_Set task_. Take the lines from the head of the listing through the one bearing "fig = go.Figure()" and copy them exactly, leaving every picture out.

_Given information_.
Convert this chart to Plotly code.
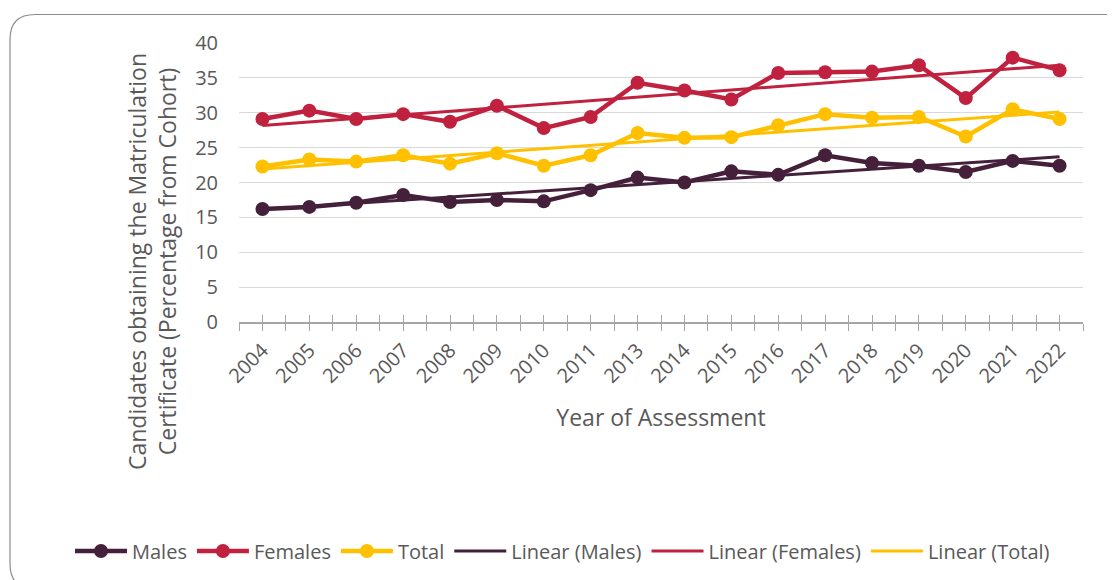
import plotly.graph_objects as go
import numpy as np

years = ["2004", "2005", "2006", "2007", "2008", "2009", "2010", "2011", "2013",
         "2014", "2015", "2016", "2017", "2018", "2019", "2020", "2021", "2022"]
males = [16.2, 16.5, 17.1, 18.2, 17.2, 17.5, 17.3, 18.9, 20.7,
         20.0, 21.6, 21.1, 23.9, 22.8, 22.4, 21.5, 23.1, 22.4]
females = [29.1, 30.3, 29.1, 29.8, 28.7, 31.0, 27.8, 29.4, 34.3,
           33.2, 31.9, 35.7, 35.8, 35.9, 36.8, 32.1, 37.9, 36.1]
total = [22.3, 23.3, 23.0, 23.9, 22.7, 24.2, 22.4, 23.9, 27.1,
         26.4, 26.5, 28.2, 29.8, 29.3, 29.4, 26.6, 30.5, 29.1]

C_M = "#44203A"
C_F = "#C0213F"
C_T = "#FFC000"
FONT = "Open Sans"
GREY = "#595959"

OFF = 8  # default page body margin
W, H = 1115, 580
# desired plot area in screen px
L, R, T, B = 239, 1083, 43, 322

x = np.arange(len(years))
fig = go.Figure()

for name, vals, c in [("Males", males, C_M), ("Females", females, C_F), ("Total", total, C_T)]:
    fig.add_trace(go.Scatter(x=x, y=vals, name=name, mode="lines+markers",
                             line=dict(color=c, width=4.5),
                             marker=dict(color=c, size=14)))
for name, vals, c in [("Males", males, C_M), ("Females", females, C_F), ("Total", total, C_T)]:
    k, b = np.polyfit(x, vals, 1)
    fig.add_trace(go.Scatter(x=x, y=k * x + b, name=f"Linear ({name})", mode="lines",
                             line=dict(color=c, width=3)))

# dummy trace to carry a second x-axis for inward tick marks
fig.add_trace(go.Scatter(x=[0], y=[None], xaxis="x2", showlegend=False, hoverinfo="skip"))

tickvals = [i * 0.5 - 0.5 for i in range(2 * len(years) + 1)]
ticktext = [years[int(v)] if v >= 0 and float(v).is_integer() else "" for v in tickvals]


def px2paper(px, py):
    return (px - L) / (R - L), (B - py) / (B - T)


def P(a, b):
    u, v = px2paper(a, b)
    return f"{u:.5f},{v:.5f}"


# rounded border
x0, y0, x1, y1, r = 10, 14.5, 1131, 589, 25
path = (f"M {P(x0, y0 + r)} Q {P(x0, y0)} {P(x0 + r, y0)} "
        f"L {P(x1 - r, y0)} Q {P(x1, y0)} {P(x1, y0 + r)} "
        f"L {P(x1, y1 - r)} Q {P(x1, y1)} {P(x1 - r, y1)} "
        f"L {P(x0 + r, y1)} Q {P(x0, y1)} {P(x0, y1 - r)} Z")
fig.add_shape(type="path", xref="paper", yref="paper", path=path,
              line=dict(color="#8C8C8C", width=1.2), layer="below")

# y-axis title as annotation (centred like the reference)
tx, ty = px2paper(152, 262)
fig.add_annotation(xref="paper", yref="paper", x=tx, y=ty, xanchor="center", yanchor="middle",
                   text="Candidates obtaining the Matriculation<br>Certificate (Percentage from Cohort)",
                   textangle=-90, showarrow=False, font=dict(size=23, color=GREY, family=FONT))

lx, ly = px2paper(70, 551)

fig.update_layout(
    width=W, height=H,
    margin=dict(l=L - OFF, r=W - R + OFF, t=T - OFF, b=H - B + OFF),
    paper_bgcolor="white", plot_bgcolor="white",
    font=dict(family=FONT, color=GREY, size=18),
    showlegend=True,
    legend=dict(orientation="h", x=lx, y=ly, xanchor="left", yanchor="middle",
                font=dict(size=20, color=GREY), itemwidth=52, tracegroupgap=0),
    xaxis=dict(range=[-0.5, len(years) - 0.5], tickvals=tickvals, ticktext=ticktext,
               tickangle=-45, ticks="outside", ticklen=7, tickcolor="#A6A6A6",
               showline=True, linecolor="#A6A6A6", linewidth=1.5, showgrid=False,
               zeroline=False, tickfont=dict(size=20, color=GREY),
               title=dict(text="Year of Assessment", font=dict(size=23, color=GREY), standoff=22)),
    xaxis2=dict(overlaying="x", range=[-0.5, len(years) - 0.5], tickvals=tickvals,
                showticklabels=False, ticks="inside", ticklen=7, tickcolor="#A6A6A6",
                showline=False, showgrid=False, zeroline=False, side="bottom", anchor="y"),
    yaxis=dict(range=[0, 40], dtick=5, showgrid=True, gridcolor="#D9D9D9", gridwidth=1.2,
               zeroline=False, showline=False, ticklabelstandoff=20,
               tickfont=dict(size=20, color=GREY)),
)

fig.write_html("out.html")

_Response_.
Convert this chart to Plotly code.
import plotly.graph_objects as go
import numpy as np

years = ["2004", "2005", "2006", "2007", "2008", "2009", "2010", "2011", "2013",
         "2014", "2015", "2016", "2017", "2018", "2019", "2020", "2021", "2022"]
males = [16.2, 16.5, 17.1, 18.2, 17.2, 17.5, 17.3, 18.9, 20.7,
         20.0, 21.6, 21.1, 23.9, 22.8, 22.4, 21.5, 23.1, 22.4]
females = [29.1, 30.3, 29.1, 29.8, 28.7, 31.0, 27.8, 29.4, 34.3,
           33.2, 31.9, 35.7, 35.8, 35.9, 36.8, 32.1, 37.9, 36.1]
total = [22.3, 23.3, 23.0, 23.9, 22.7, 24.2, 22.4, 23.9, 27.1,
         26.4, 26.5, 28.2, 29.8, 29.3, 29.4, 26.6, 30.5, 29.1]

C_M = "#44203A"
C_F = "#C0213F"
C_T = "#FFC000"
FONT = "Open Sans"
GREY = "#595959"

OFF = 8  # default page body margin
W, H = 1115, 580
# desired plot area in screen px
L, R, T, B = 239, 1083, 43, 322

x = np.arange(len(years))
fig = go.Figure()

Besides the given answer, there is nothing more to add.